I will never relate to the mindset of someone raised in an Orthodox community, where Jewish tradition, learning, ritual, morality, and the Torah and Talmud are the priorities of everyday living. My experience of Judaism will always be filtered and diluted through the memories and impressions of growing up in an open, secular society, which was and continues to be an international and cultural melting pot of values, attitudes, ideas, beliefs, and knowledge. I am an assimilated American Jew with ethical and spiritual beliefs that have many sources, including, but not limited to Judaism.

Hebrew school was the only source of formal Jewish education in my early life, but like the Judaism 101 type books, it was an assimilated version of what the generic Jew is supposed to believe and practice. I don’t remember much of anything from that education, other than being bored and angry that the bullies from public school were there pretending to be good Jews, even to me, the kid they bullied earlier in the day in public school. However, through the boredom and anger, I somehow learned how to read Hebrew and did a good job reading from the Torah and fulfilling the traditions at my Bar Mitzvah.

Outside of Hebrew school, the only message I received about my Jewishness was to stay close to my own kind, and beware of the antisemitic hatred that supposedly lurked in the hearts of our Christian neighbors, peers, friends, and infatuations. However, I never encountered the antisemitic behavior that I was warned about, except for the occasional jokes about “Jews and financial greed,” but this was no worse than the jokes made about other ethnic groups. Thus, being a victim of ethnic jokes did not provide me with a sense of Jewish identity based on persecution, since every ethnic group seemed to be a target for jokes. I grew up with no sense of what being Jewish was supposed to be about, and as a consequence, I did not personally identify myself as being Jewish, not to myself or others.

During the past 15 years, I’ve read and collected articles and books on various aspects of Judaism and Jewish thought, primarily to fill the gaps of what I had not learned about my heritage as a child. For now though, Judaism continues to feel more like a community of strangers, some who seem very foreign and unlike me, and some who seem vaguely familiar to me, but in a way that I cannot yet articulate to myself or others.
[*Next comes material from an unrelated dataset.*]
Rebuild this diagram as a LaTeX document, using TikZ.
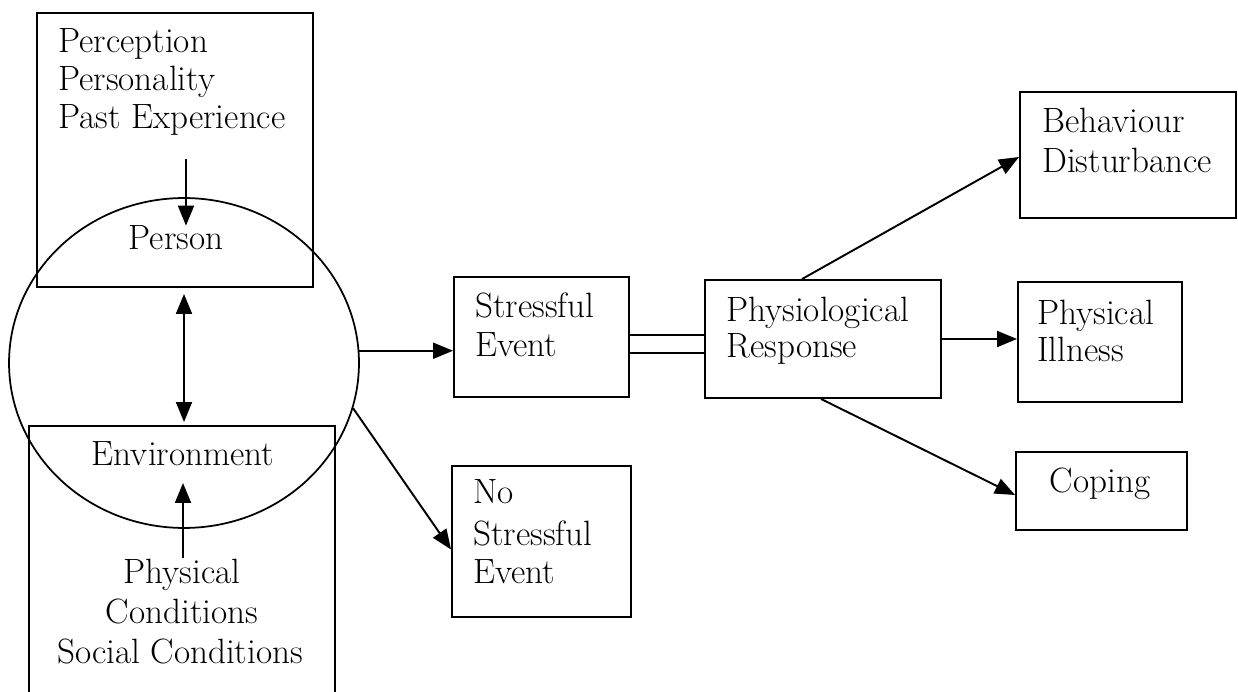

Modern Judaism is a mixed bag of traditions, ideas, religious texts, history, antisemitic issues, geography, politics, mysticism, ethics, and attitudes. I find it very difficult to create a sense of Jewish identity around all that, and so for now, I am focused on identifying the Jewish strangers who resonate with something familiar inside me. My hope is that through my writing and imagination, I can somehow coax them into speaking more loudly and more directly to me.